Durante largas conversaciones se especuló que el desempeño inglés en la Eurocopa de futbol incidiría en el referéndum sobre la salida británica de la Unión Europea. Una coincidencia de fechas que, nunca sabremos, pudo ser factor para algunos votantes: nacionalismo y banderas, “God save the Queen” cantado con ahínco en la cancha y “Rule, Britannia!” gritado con violencia fuera de ella, afán de mostrar, primero con el balón y luego en el plebiscito, la superioridad de un pueblo respecto al resto del continente.
Acaso por eso, la resacosa mañana del viernes 24 de junio, cuando todo el planeta tenía opinión sobre el consumado Brexit, Roy Hodgson, seleccionador inglés, sorprendió con estas palabras: “No tengo una reacción en absoluto”.
Habiendo radicado en Suecia, Italia, Dinamarca, Suiza y Finlandia, políglota a diferencia de un pueblo que vive aferrado a la cada vez menor suficiencia de su idioma, culto y leído a proporciones excepcionales, Hodgson puede ser visto como el individuo más “europeo” (o continental) de sus compatriotas. No obstante, prefirió no pronunciarse, como antes el capitán Wayne Rooney o el galés Gareth Bale –quien pronto ocupará plaza de extranjero en el Real Madrid– se reservaron sus respectivas posturas.
Silencioso (¿frustrado?) en tan atribulado día, Hodgson llevaba varias semanas siendo relacionado con el Brexit por un inevitable juego de palabras: que una pronta eliminación europea significaría su salida del cargo de director técnico nacional.
De pronto, el propio entrenador habrá asimilado que su selección heredó una misión casi imposible: contribuir, aunque sea muy poco lo que de momento pueda hacerse, para acercar a un pueblo que jamás había estado tan dividido. Los maduros euroescépticos contra los jóvenes que se sienten traicionados; las urbes (Londres, Mánchester, Liverpool) que deseaban quedarse, contra las localidades pequeñas que impulsaron la ruptura; los seducidos por peroratas antiinmigrantes contra los que desdeñaron esos cantos populistas; los cientos de miles que no entienden qué será de su futuro, de sus estudios, sus carreras, sus permisos de residencia en el continente, y los que así de pronto se han arrepentido suplicando una repetición del sufragio –eso sin mencionar a los escoceses, que si siempre han vitoreado al rival de Inglaterra, este lunes tendrán mayores motivos que nunca para desgañitarse por Islandia; o los irlandeses del Norte, que incluso los protestantes y monárquicos ya este domingo apoyaban a la selección de la República de Irlanda, posible primer paso de una eventual unión política de la isla.

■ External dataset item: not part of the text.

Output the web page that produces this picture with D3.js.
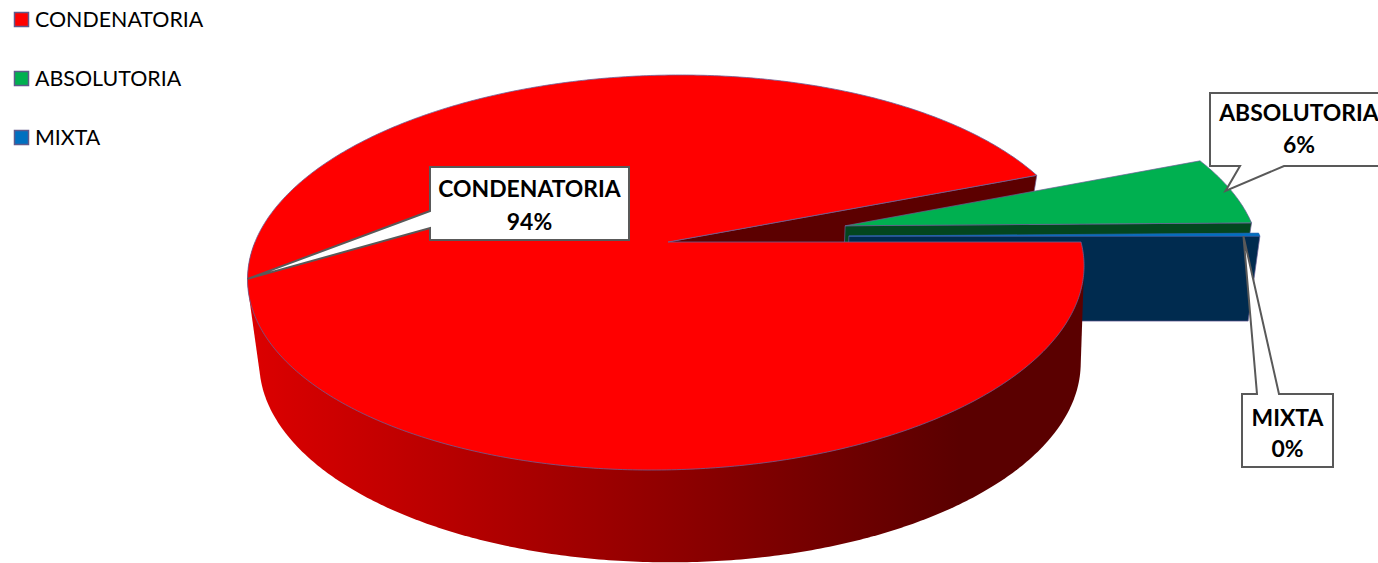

Es posible que en todo eso piense el hermético Roy (Woy, como le dicen por sus problemas para pronunciar la R) ante el partido en el que se juega su particular Brexit: Inglaterra encara la posibilidad de una segunda salida de Europa en cuatro días y su seleccionador sabe que, como con el primer ministro, David Cameron, no la sobreviviría en el cargo.
Apenas en noviembre, días después de los atentados de París, Inglaterra y Francia, disputaron un cotejo amistoso y vivieron el más conmovedor momento en su milenaria rivalidad: Wembley entonó La Marsellesa y pintó su arco con los colores de la bandera gala. La Europa que fue, la Europa en la que creímos, la Europa que al amanecer del viernes se había desvanecido parecía más hermanada que nunca.
Cosas del destino, de avanzar Inglaterra, enfrentará nada menos que a sus vecinos franceses. De nuevo será, como todo desde esta semana, con metáforas del Brexit a cada instante.